For me, as I’m sure for many other young women, Dunham’s major appeal lies in her truly honest depictions of female characters, who are allowed to be flawed, allowed to make mistakes. In playing her own protagonists, often in states of painful exposure, Dunham puts herself out there without the usual safeguards that many comics – male and female – employ. In Tiny Furniture, particularly, Dunham’s aim was to thrust into the spotlight a certain kind of female character not often met in mainstream comedy.

Lena Dunham as Aura and Jemima Kirke as Charlotte  Photo Credit: Joe Anderson.

 “Aura is real and complicated, and weird and annoying, all of those things. My hope is that the reason she resonates with people is because she feels like a multi-dimensional woman, she looks like people they might know, and she is behaving in ways we can all certainly relate to even if you haven’t committed her specific sins.”

Dunham’s character in Tiny Furniture is a reaction to the dominance of male narratives in mainstream film-making, as well as the notion that audiences are more willing to forgive a male character’s flaws. It’s something that the film-maker hopes to unpack during her career. “I’m trying to understand why that is and where you can take female characters that people try to not let you take them… trying to push those boundaries.”

A lot of the debate around Dunham and her output is the ‘daring’ way in which she exposes her own, defiantly unglamorous body, as in Tiny Furniture when she has Aura parade through the high school party of her younger sister in just a T-shirt and knickers. Slovenly (in the film at least), tattooed and somewhat overweight, detractors have accused the film-maker of exhibitionism, of courting rejection with her ‘unsightly’ appearance.

Are they missing the point? I don’t believe Dunham intends it as anything other than an authentic portrayal of female body types, secondary to their interactions on screen. “I appreciate anything that can bring focus to the fact that the female norm in film and television is not the norm in real life, and that ultimately it’s a destructive ideal to aspire to. What I think about my characters is that they have a lot of issues. But none of those issues really comes from being 10 pounds overweight.”

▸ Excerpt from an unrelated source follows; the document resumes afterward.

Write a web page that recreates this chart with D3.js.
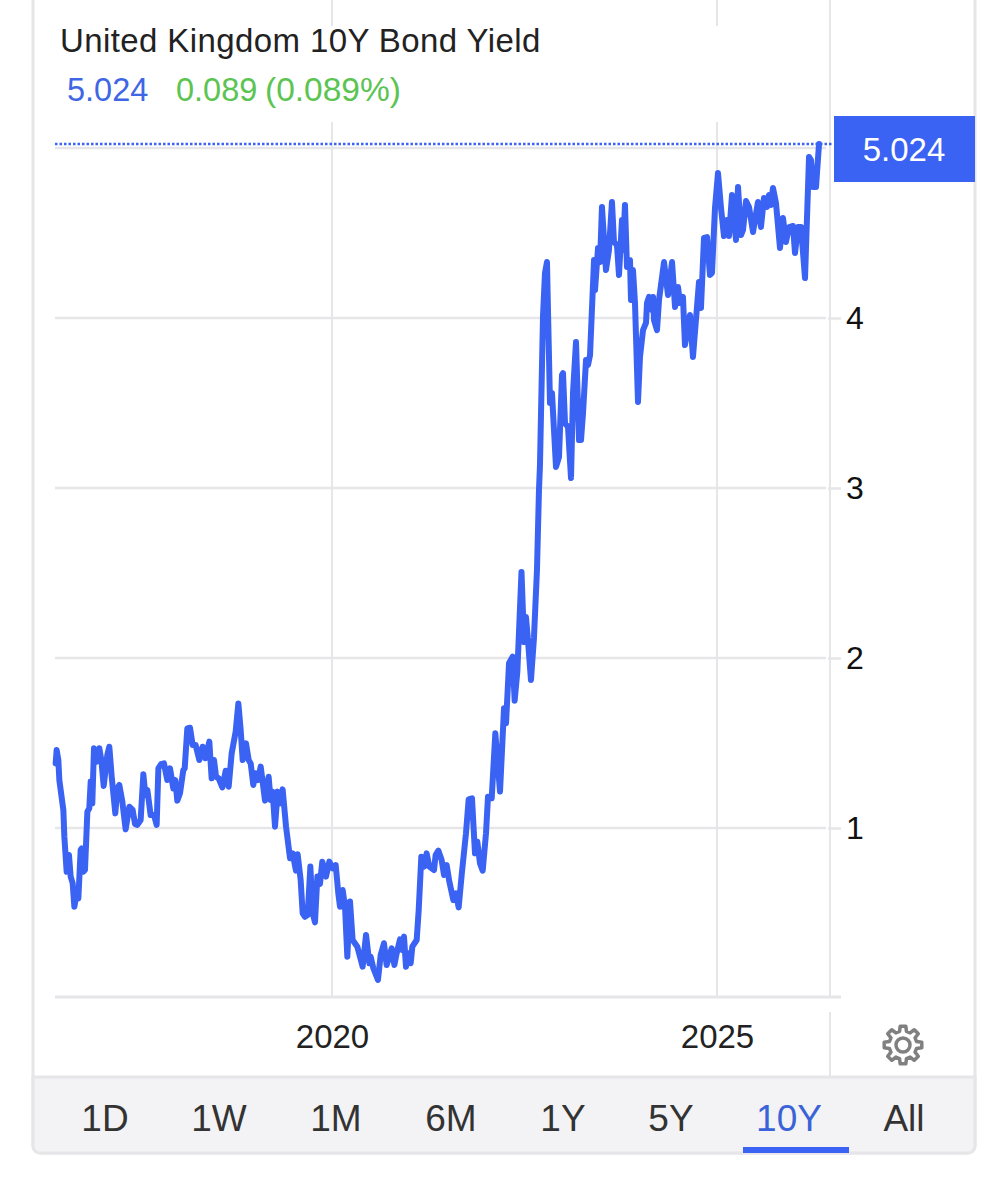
<!DOCTYPE html>
<html>
<head>
<meta charset="utf-8">
<script src="https://cdn.jsdelivr.net/npm/d3@7"></script>
<style>
  html, body { margin: 0; padding: 0; background: #fff; }
  text { font-family: "Liberation Sans", sans-serif; }
  .axis .domain { display: none; }
</style>
</head>
<body>
<script>
// decimal year of each reading and the yield at that reading
const years = [
2016.411,2016.424,2016.446,2016.459,2016.511,2016.524,2016.554,2016.584,2016.606,2016.632,
2016.654,2016.684,2016.706,2016.736,2016.749,2016.771,2016.792,2016.823,2016.848,2016.866,
2016.887,2016.909,2016.944,2016.978,2017.004,2017.035,2017.082,2017.108,2017.139,2017.186,
2017.212,2017.238,2017.277,2017.320,2017.368,2017.411,2017.442,2017.472,2017.515,2017.550,
2017.576,2017.602,2017.645,2017.688,2017.723,2017.745,2017.779,2017.818,2017.861,2017.896,
2017.939,2017.965,2017.991,2018.026,2018.069,2018.087,2018.121,2018.156,2018.190,2018.229,
2018.277,2018.320,2018.355,2018.407,2018.437,2018.468,2018.494,2018.528,2018.576,2018.619,
2018.658,2018.697,2018.749,2018.784,2018.814,2018.840,2018.883,2018.918,2018.944,2018.978,
2019.004,2019.039,2019.074,2019.130,2019.177,2019.203,2019.229,2019.260,2019.294,2019.325,
2019.359,2019.403,2019.455,2019.489,2019.532,2019.554,2019.593,2019.619,2019.649,2019.684,
2019.719,2019.749,2019.779,2019.810,2019.844,2019.874,2019.922,2019.965,2020.009,2020.048,
2020.082,2020.104,2020.139,2020.169,2020.199,2020.234,2020.268,2020.329,2020.398,2020.442,
2020.485,2020.502,2020.537,2020.597,2020.632,2020.675,2020.710,2020.775,2020.810,2020.840,
2020.883,2020.909,2020.935,2020.961,2020.991,2021.022,2021.043,2021.100,2021.126,2021.160,
2021.195,2021.229,2021.264,2021.325,2021.346,2021.381,2021.424,2021.455,2021.489,2021.524,
2021.576,2021.610,2021.645,2021.684,2021.740,2021.775,2021.818,2021.857,2021.887,2021.922,
2021.957,2022.000,2022.026,2022.074,2022.121,2022.182,2022.212,2022.234,2022.260,2022.299,
2022.346,2022.372,2022.407,2022.461,2022.494,2022.519,2022.545,2022.584,2022.623,2022.662,
2022.688,2022.701,2022.740,2022.766,2022.792,2022.805,2022.831,2022.857,2022.909,2022.948,
2022.987,2023.000,2023.026,2023.065,2023.104,2023.130,2023.169,2023.208,2023.234,2023.260,
2023.299,2023.325,2023.351,2023.403,2023.416,2023.455,2023.481,2023.506,2023.558,2023.597,
2023.636,2023.662,2023.701,2023.727,2023.766,2023.779,2023.805,2023.831,2023.870,2023.883,
2023.909,2023.935,2023.974,2024.000,2024.039,2024.078,2024.091,2024.117,2024.156,2024.169,
2024.182,2024.221,2024.247,2024.312,2024.364,2024.416,2024.455,2024.494,2024.519,2024.558,
2024.584,2024.649,2024.688,2024.766,2024.792,2024.831,2024.870,2024.909,2024.935,2024.974,
2025.013,2025.052,2025.091,2025.130,2025.156,2025.195,2025.247,2025.273,2025.312,2025.338,
2025.377,2025.416,2025.468,2025.532,2025.571,2025.610,2025.649,2025.675,2025.701,2025.727,
2025.766,2025.818,2025.857,2025.896,2025.935,2025.987,2026.013,2026.052,2026.091,2026.143,
2026.195,2026.221,2026.247,2026.286,2026.325
];
const yields = [
1.380,1.459,1.400,1.282,1.106,0.949,0.743,0.841,0.714,0.675,
0.537,0.616,0.586,0.871,0.880,0.743,0.753,1.096,1.116,1.273,
1.145,1.469,1.390,1.469,1.400,1.247,1.429,1.478,1.302,1.086,
1.233,1.253,1.155,0.992,1.125,1.106,1.024,1.018,1.047,1.316,
1.194,1.224,1.076,1.076,1.018,1.351,1.375,1.380,1.282,1.351,
1.233,1.282,1.161,1.204,1.341,1.351,1.586,1.590,1.488,1.488,
1.400,1.478,1.410,1.508,1.292,1.400,1.302,1.292,1.239,1.337,
1.243,1.439,1.567,1.733,1.576,1.400,1.498,1.400,1.380,1.253,
1.322,1.282,1.361,1.161,1.302,1.165,1.214,1.008,1.214,1.145,
1.227,1.008,0.822,0.851,0.749,0.845,0.694,0.498,0.478,0.488,
0.773,0.498,0.445,0.714,0.671,0.802,0.714,0.802,0.763,0.782,
0.616,0.537,0.635,0.537,0.243,0.567,0.341,0.302,0.184,0.371,
0.204,0.243,0.175,0.106,0.253,0.322,0.194,0.292,0.194,0.263,
0.345,0.282,0.361,0.184,0.263,0.204,0.302,0.341,0.518,0.831,
0.773,0.851,0.773,0.753,0.841,0.867,0.812,0.724,0.782,0.684,
0.576,0.616,0.533,0.724,0.969,1.169,1.175,0.851,0.920,0.792,
0.749,0.969,1.184,1.175,1.557,1.214,1.498,1.704,1.616,1.969,
2.008,1.749,1.920,2.506,2.094,2.241,2.106,1.871,2.118,2.518,
2.988,3.135,4.006,4.265,4.329,4.047,3.500,3.559,3.124,3.182,
3.665,3.676,3.382,3.359,3.059,3.559,3.859,3.282,3.282,3.441,
3.753,3.724,3.782,4.341,4.165,4.412,4.329,4.653,4.282,4.400,
4.682,4.447,4.429,4.253,4.576,4.400,4.665,4.300,4.341,4.106,
4.282,4.088,3.506,3.771,3.929,3.971,4.088,4.124,4.047,4.124,
3.988,3.929,4.106,4.329,4.135,4.329,4.065,4.182,4.088,4.124,
3.841,4.018,3.771,4.212,4.059,4.471,4.476,4.253,4.265,4.647,
4.853,4.647,4.482,4.576,4.482,4.724,4.459,4.771,4.488,4.518,
4.688,4.653,4.506,4.682,4.535,4.706,4.653,4.724,4.665,4.765,
4.676,4.412,4.588,4.447,4.535,4.541,4.382,4.535,4.535,4.235,
4.947,4.929,4.771,4.771,5.024
];
const yTicks = [1, 2, 3, 4, 5];
const yTickLabels = ["1", "2", "3", "4", ""];
const xTicks = [2020, 2025];
const ranges = ["1D", "1W", "1M", "6M", "1Y", "5Y", "10Y", "All"];
const activeRange = "10Y";
const lastValue = "5.024";
const change = "0.089";
const changePct = "(0.089%)";

const blue = "#3a63f4", grid = "#e6e6e9", green = "#5cc452";
const width = 1008, height = 1200;

const svg = d3.select("body").append("svg")
    .attr("width", width).attr("height", height)
    .style("display", "block");

// scales, years run left to right, yield 0 sits on the bottom line
const x = d3.scaleLinear().domain([2020, 2025]).range([332, 717]);
const y = d3.scaleLinear().domain([1, 4]).range([828, 318]);
const bottom = 997, left = 55, plotRight = 826;

// card frame
svg.append("path")
    .attr("d", "M33,0 V1146 a7,7 0 0 0 7,7 H968 a7,7 0 0 0 7,-7 V0")
    .attr("fill", "#fff").attr("stroke", grid).attr("stroke-width", 3);
svg.append("path")
    .attr("d", "M33,1077 H975 V1146 a7,7 0 0 1 -7,7 H40 a7,7 0 0 1 -7,-7 Z")
    .attr("fill", "#f3f3f5").attr("stroke", grid).attr("stroke-width", 3);

// divider between plot and price scale
svg.append("line").attr("x1", 830).attr("x2", 830).attr("y1", 0).attr("y2", 998)
    .attr("stroke", grid).attr("stroke-width", 2);
svg.append("line").attr("x1", 830).attr("x2", 830).attr("y1", 1012).attr("y2", 1077)
    .attr("stroke", grid).attr("stroke-width", 2);

// year gridlines, they stop under the header
svg.append("g").selectAll("line").data(xTicks).join("line")
    .attr("x1", d => x(d)).attr("x2", d => x(d))
    .attr("y1", 122).attr("y2", bottom)
    .attr("stroke", grid).attr("stroke-width", 2);
svg.append("g").selectAll("line").data(xTicks).join("line")
    .attr("x1", d => x(d)).attr("x2", d => x(d))
    .attr("y1", 0).attr("y2", 26)
    .attr("stroke", grid).attr("stroke-width", 2);

// yield gridlines
svg.append("g").selectAll("line").data(yTicks).join("line")
    .attr("x1", left).attr("x2", plotRight)
    .attr("y1", d => y(d)).attr("y2", d => y(d))
    .attr("stroke", grid).attr("stroke-width", 2.5);

// y axis, ticks sit right of the divider
const yAxis = d3.axisRight(y).tickValues(yTicks)
    .tickFormat((d, i) => yTickLabels[i]).tickSize(13).tickPadding(5);
const gy = svg.append("g").attr("class", "axis")
    .attr("transform", "translate(828,0)").call(yAxis);
gy.selectAll("line").attr("stroke", grid).attr("stroke-width", 2.5)
    .filter(d => d === 5).remove();
gy.selectAll("text").attr("font-size", 32).attr("fill", "#111")
    .attr("font-family", "Liberation Sans, sans-serif");

// x axis
svg.append("line").attr("x1", left).attr("x2", 841).attr("y1", bottom).attr("y2", bottom)
    .attr("stroke", grid).attr("stroke-width", 3);
const xAxis = d3.axisBottom(x).tickValues(xTicks).tickFormat(d3.format("d"))
    .tickSize(0).tickPadding(28);
const gx = svg.append("g").attr("class", "axis")
    .attr("transform", `translate(0,${bottom})`).call(xAxis);
gx.selectAll("text").attr("font-size", 33).attr("fill", "#222")
    .attr("font-family", "Liberation Sans, sans-serif");

// last value dotted line
svg.append("line")
    .attr("x1", left).attr("x2", 832)
    .attr("y1", y(+lastValue)).attr("y2", y(+lastValue))
    .attr("stroke", blue).attr("stroke-width", 2.5)
    .attr("stroke-dasharray", "2.5,2");

// the series
const line = d3.line().x((d, i) => x(years[i])).y(d => y(d));
svg.append("path")
    .attr("d", line(yields))
    .attr("fill", "none").attr("stroke", blue).attr("stroke-width", 6)
    .attr("stroke-linejoin", "round").attr("stroke-linecap", "round");

// last value badge
svg.append("rect").attr("x", 834).attr("y", 116).attr("width", 141).attr("height", 66)
    .attr("fill", blue);
svg.append("text").attr("x", 904).attr("y", 161).attr("text-anchor", "middle")
    .attr("font-size", 33).attr("fill", "#fff").text(lastValue);

// header
svg.append("text").attr("x", 60).attr("y", 52).attr("font-size", 33)
    .attr("letter-spacing", 0.4)
    .attr("fill", "#222").text("United Kingdom 10Y Bond Yield");
svg.append("text").attr("x", 67).attr("y", 101).attr("font-size", 32.5)
    .attr("fill", "#3f66e4").text(lastValue);
svg.append("text").attr("x", 176).attr("y", 101).attr("font-size", 32.5)
    .attr("fill", green).text(change);
svg.append("text").attr("x", 265).attr("y", 101).attr("font-size", 33.5)
    .attr("fill", green).text(changePct);

// range selector
const rangeCenters = [105, 219, 336, 451, 563, 671, 789, 904];
svg.append("g").selectAll("text").data(ranges).join("text")
    .attr("x", (d, i) => rangeCenters[i]).attr("y", 1131)
    .attr("text-anchor", "middle").attr("font-size", 37)
    .attr("fill", d => d === activeRange ? "#3a63d8" : "#333").text(d => d);
svg.append("rect").attr("x", 743).attr("y", 1147).attr("width", 106).attr("height", 6)
    .attr("fill", blue);

// settings gear
const teeth = 8, outer = 19, inner = 14;
const gearPts = [];
d3.range(teeth).forEach(i => {
    const a = (i / teeth) * 2 * Math.PI - Math.PI / 2, s = 0.2;
    gearPts.push([a - s * 1.25, inner], [a - s * 0.75, outer], [a + s * 0.75, outer], [a + s * 1.25, inner]);
});
const gear = svg.append("g").attr("transform", "translate(903,1045)")
    .attr("fill", "none").attr("stroke", "#808080").attr("stroke-width", 3.5)
    .attr("stroke-linejoin", "round");
gear.append("path").attr("d", d3.lineRadial().curve(d3.curveLinearClosed)
    .angle(d => d[0] + Math.PI / 2).radius(d => d[1])(gearPts));
gear.append("circle").attr("r", 7);
</script>
</body>
</html>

Dunham’s new TV series, Girls, continues the ethos behind Tiny Furniture with a cast of complex, morally ambiguous female characters that offer a refreshing representation of women outside of the stock roles often seen on screen. Here, I’m particularly thinking of the indie film-making community’s own Manic Pixie Dream Girl, the twentieth century’s muse du jour as seen in the likes of Garden State and 500 Days of Summer (sorry Zooey Deschanel). Elsewhere, however, Girls has been lauded as a knowing critique of the so-called Millenial Generation, an inherently modern sitcom that recognises and incorporates digital culture (and requisite daily confession) as a default setting.

In the pilot of Girls, Dunham’s character can be seen telling her parents, “I think I might be the voice of a generation. Or at least a voice. Of a generation.” It’s a moniker that has been levelled at Dunham before, to the consternation of critics uncomfortable with such a canonisation. It is true that the women Dunham presents are largely white, privileged and apolitical, whilst the fact that her storylines are primarily concerned with the characters’ sexual relationships could be seen to jar with her status as a feminist icon. I haven’t seen a full episode of Girls yet, but I wonder how well they would stand up against the Bechdel Test.

Despite my reservations, I am undoubtedly a convert to Lena Dunham’s cause. Both in interviews with the film-maker and through the work we’ve seen so far she comes across as honest, articulate and un-pretentious, making original work with which young women can accurately identify. If not the voice of generation, Lena Dunham is certainly an exceptional talent, and an intriguing new voice in the American film-making landscape.